This cough is definitely the plague, definitely. I assume cause of my superhuman western immunity it’s why I haven’t died yet. To be honest I’ve had this plague since Paris a month ago, a MONTH ago. Dam you to *cough* hell *cough* flem!
I visit a Pharmacia with the disco strobe lights out the front in the quest to slay this burden. I conjure up my best Spanish that involves me pretending to cough into my hand. The man in the lab coat looks puzzled, maybe he doesn’t know my dialect of Spanish. I mention tablets and he nods assertively and brings back a red box. My enthusiasm for a now tangible remedy is growing and I happily pay the 5.60 euros. With a spring in my step I open the box outside.
“It’s just sugar…….this are just bloody lollies!”
“Try them” gemma reassures, “maybe they’re really effective?”
“Oh YUCK! Its [email protected]*king liquorice.”
I’ll tell you what doesn’t fail.
“What?” I hear you all ask
God bless forward, free and liberated thinking when it comes to women’s beach attire. Swim tops are most definitely optional in Barcelona. Maybe that top bit of material is too expensive to purchase, because there ain’t much in the bottoms either. Some are just bits of string!
The only problem is… and yes I know what you’re thinking, how in the world could there be a problem with boobs. The problem is where to look. I mean you stroll down to towards the main beach of Barcelona. You check out the world trade building, the big gold fish looking thingy and the beach tennis courts. You try find an available piece of sand on the beach.
“Look gem, waves, let’s go there.”
Once you find a spot large enough to place your towel, you sit down and then WAMMY.
t*** everywhere. Titties to the front, to the back, to the left and to the right. There in the surf, there at the shower, they are literally everywhere in all their glory. Thank god for sunglasses.
(Insert nice transition from one story to the next.)
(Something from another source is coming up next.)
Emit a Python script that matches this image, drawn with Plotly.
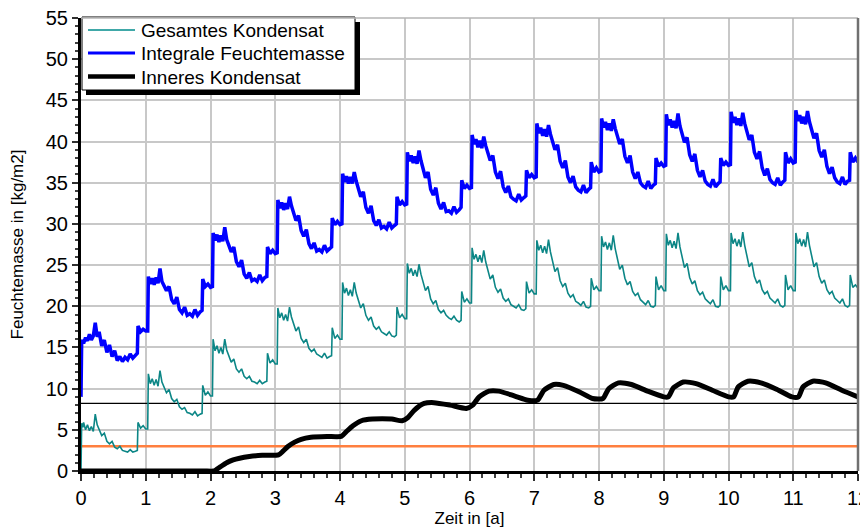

So Barcelona has all this abstract art and its pioneer was this guy Gaudi. He did a lot of work all throughout the city, namely the over 600 year old unfinished church (eta 2026?) the Sagrada Familia and the also famous Park Gruell. The later in which I found to be quite memorable for a number of reasons. His architecture features mainly mosaic collaborations of colours and designs. Granny would absolutely love it. Entry to the park is FREE! We went on a lovely sunny day with a slight breeze. When we arrived at the park there seemed an obvious lack of people (Indians) trying to sell you sh*t.
Now I’m definitely not racist and there is not as many as in Thailand or Bali but the whole
“You buy now” gets old, super quick. So to be able to sit back on a Gaudi designed mosaic chair and to gaze around the scenery without seeing fake ray bans was very welcome. It wasn’t until a walk encompassing the park was undertaken that the true reason behind the lack of Hawkers was revealed.
From the top our descent was dotted by several hawkers selling all matter of cheap and nasty. Walking anywhere within close proximity to these people would prompt there auto spiel.
“Agua, aqua, cold water?”
“Birra, Beer, Cerveza?” or if you wandering the streets at night
“Hash, marijuana, cocaine?”
Just as this particular guy was halfway through his the whites of his eyes lit up like when your dorm mate stumbles in at 330am and turns the light on.
His college fastidiously pulls all four corners of his blanket, bundling the cheap necklaces into the middle before joining his mate full tilt down the hill. The police officer on scooter casually pursuing.
In the moment of surprise the hawker had dropped one of the said necklaces on the ground right at Gemma’s feet. She looks down it, he looks down at it, He looks at her, she looks at him, and you could see the decision run through his mind.
“Do I risk getting caught by the cops for a 3 euro necklace” I imagine him thinking
Gemma picks it up and pockets it, her conscious questioning the decision.
“What if he comes chasing after me for it?”
“Just give it back.” I conclude
We continue to watch as the policeman scatters more hawkers like a small child in a flock of pigeons. They accumulate in a garden section as the policeman on his motorbike circles the garden on the footpath. It’s a very curious game of cat and mouse.
Nearing the bottom of the hill and back into the opening surrounded by the before mentioned mosaic chairs, I spot an obvious scout for the hawkers. A moment later I’m in the opening where at least 10 different individuals had set up there 2 dollar shops. Sitting down in the warm sunlight I take interest in the street ballet that unfolds, the hawkers get a faint whiff of impending danger and they all pack their shops within seconds and gallivant across the opening to a supposed safe area. It continues on, cop goes this way, they go that way, cop goes that way and they go this way. I find it amusing and ponder the reason behind to game.
“Maybe they need a permit”
“Maybe it’s straight out illegal”
“Maybe it’s just much nicer without them”
“Maybe people complain about it”
“Why can you busk but not sell?”
“I seem to be doing a lot of thinking”
I guess I’ve always thought a lot about many different things, asked myself the questions. I think now I have the luxury of time to indulge in such pleasures. Isn’t that what discovery is all about?